A new bill in front of the Energy and Technology Committee proposes to shut off the streetlights along Interstates 95, 91 and 84 at 1 a.m. every day. Lawmakers say the measure could save a lot of cash in the state's $50 million energy bill.
"Most of the highway, like 84, isn't even lit, so unless there's a history of a lot of accidents on that road because of the lighting, I don't know that turning off the lights for a couple hours would make that big a difference," said Nancy Glatt, of Danbury, who supports turning off the lights.
But critics of the plan fear that shutting off the lights at such a dark time of night will lead to crashes and safety concerns.
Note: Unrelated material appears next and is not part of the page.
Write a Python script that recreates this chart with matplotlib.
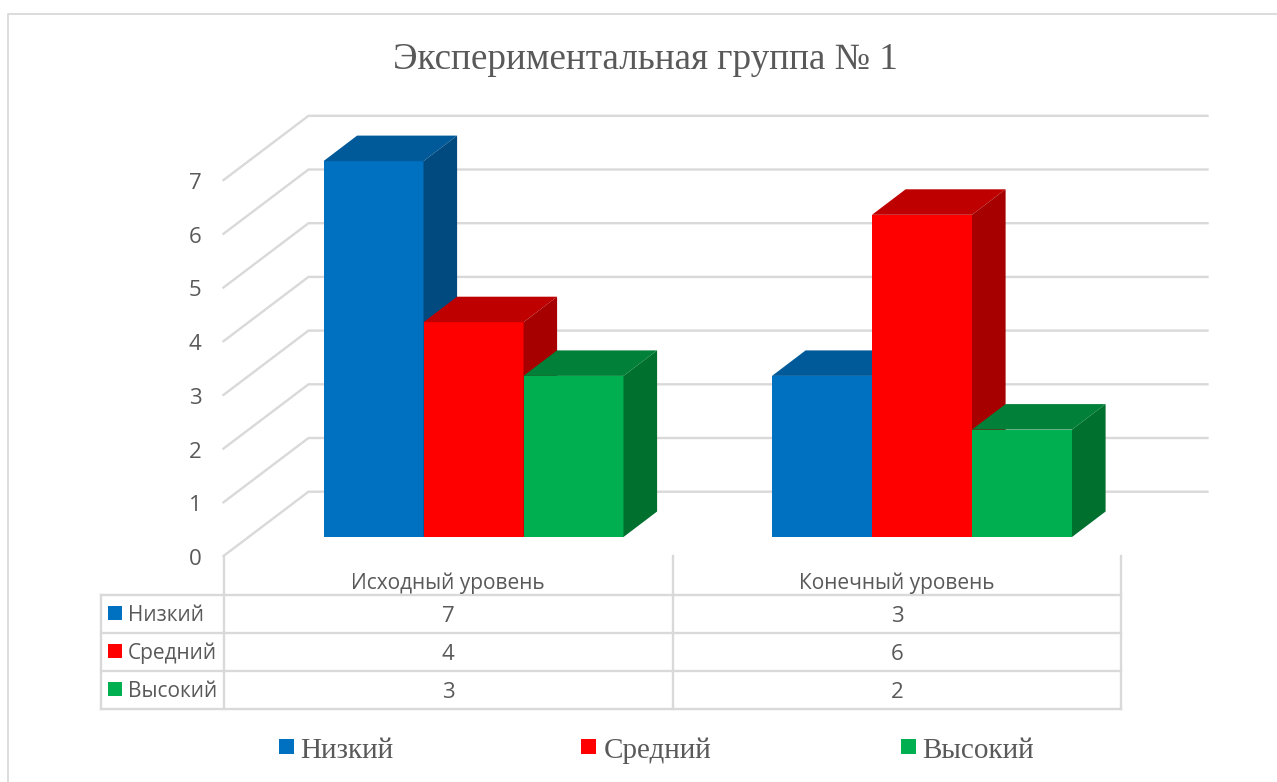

"You can't compromise on safety to save money. It's not a good idea," said Josh Hopkins, of Manchester.
According to the bill, the Commissioner of the Department of Transportation would get the final say about which lights would be turned off or stay on. Lawmakers say they're weighing all the options.
"We have to look into, and talk with the Commissioner of the DOT to see if this is the only thing we could be doing with lights. Maybe we don't need to turn them off at 1 o'clock. Maybe we could turn off every third light, and still have the roads lit, and save just as much money," Rep. Peter Tercyak, D-New Britain, said.
The bill is still in its early stages. It must get through several committees before the House and Senate vote.